Had I world enough and time in this article, I would have liked to have taken on questions of sustainability and preservation more thoroughly by examining different models of institutional commitment to ensure (or not) a project’s afterlives. I do talk about preservation as a, if not the, key to legacy work, and I attempt to draw out such connections in moments such as “Legacy was, and in many ways still is, the defining value of brick-and-mortar archives, which traditionally strive for preservation of the past to access it in the present and ensure its future” (473). In a detailed footnote, I then look at the ways in which a handful of special collections libraries dedicate themselves to preservation. What I do not do, and what I would have liked to have done, is to detail more how this work is done and what role digitization does and does not play in it. The contingency of much of the labor that produces the projects as well as the fact that the projects are hardly ever rendered complete would have been a way into a more detailed discussion of sustainability. I make a nod to this when I write, “the group repeatedly addressed how existing institutional and grant-funding structures value and, at times, devalue or fail to recognize our work” (460), but I could have gone into a much more detailed look at how special collections outreach and collaboration mean that they are not always the best at sustaining digital projects for a whole host of very good reasons.

Since the completion of the article, a subgroup of the larger Maintainers community of interdisciplinary scholarly and practitioners who identify themselves as “Information Maintainers” have issued a white paper “Information Maintenance as a Practice of Care.” The paper advocates for a reconsideration of the care work involved in preservation, but it prefers the terms “maintenance” over “preservation” to capture the dynamic nature of such efforts. The Information Maintainers write, “Maintenance is not the opposite of change … and its primary aim and value is not to uphold stasis. We view acts of repurposing and revision or reuse as part of maintenance” (14-15). This refiguring of preservation would have been a useful point of engagement for me to think about in relation to special collections libraries, and I will share one brief reflection in closing.

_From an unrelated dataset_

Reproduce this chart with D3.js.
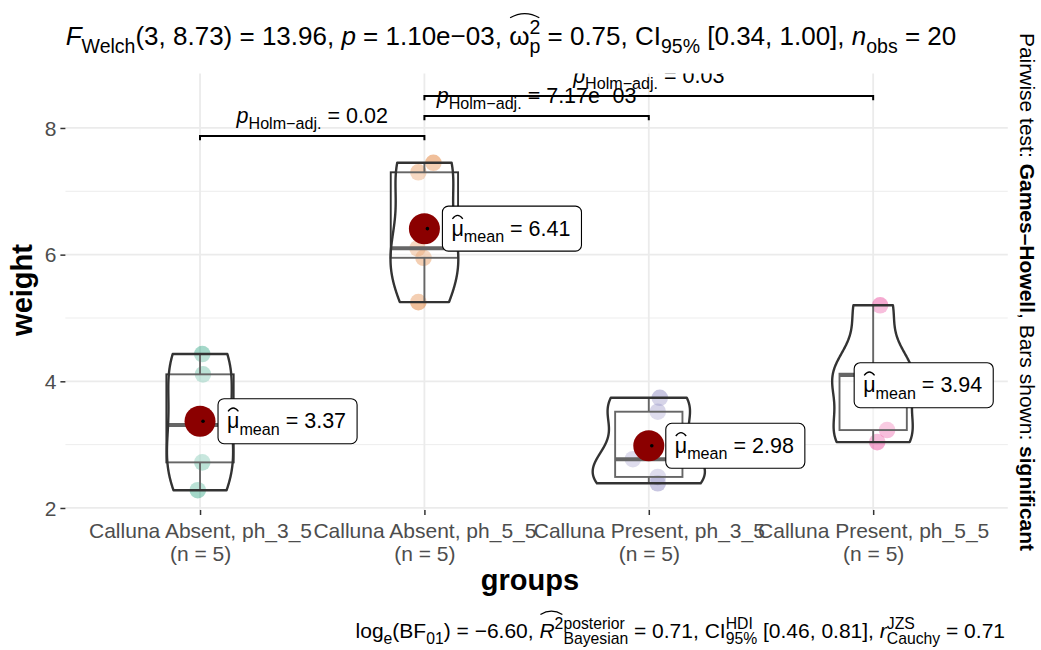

Questions around maintenance take on a unique character at many special collections libraries, and institutional records are often the last to get processed. Those who work at such institutions are the first to ignore the flight attendant’s sage counsel to be sure that your Oxygen mask is secure before assisting others. The service-oriented nature of these institutions often means that they prioritize other collections over their own. In addition, it can be hard to secure external funding to catalog institutional records because grant-funding agencies tend, I suspect, to think of processing one’s institutional archive as a kind of naval gazing. And I am not only thinking here of paper-based institutional archives: once email enters the scene, most special collections libraries that do not have a robust university IT department behind them are totally at a loss for how best to preserve the correspondence upon which those of us who study histories of collecting, cataloging, and bibliography rely. I agree wholeheartedly with Roy Rosenzweig’s apt description of the current scholarly moment — history is indeed in abundance — but I wonder if in the churning out of that abundance, we might be inadvertently sublimating the history of the making of history, that is the history of building and maintaining archives. Without such archival institutional histories, without knowing what was digitized when, how, and why, I fear that we will never be able to answer Rosenzweig’s call for the abundance to yield “better or more thoughtful history” (Clio Wired: The Future of the Past in the Digital Age, 7).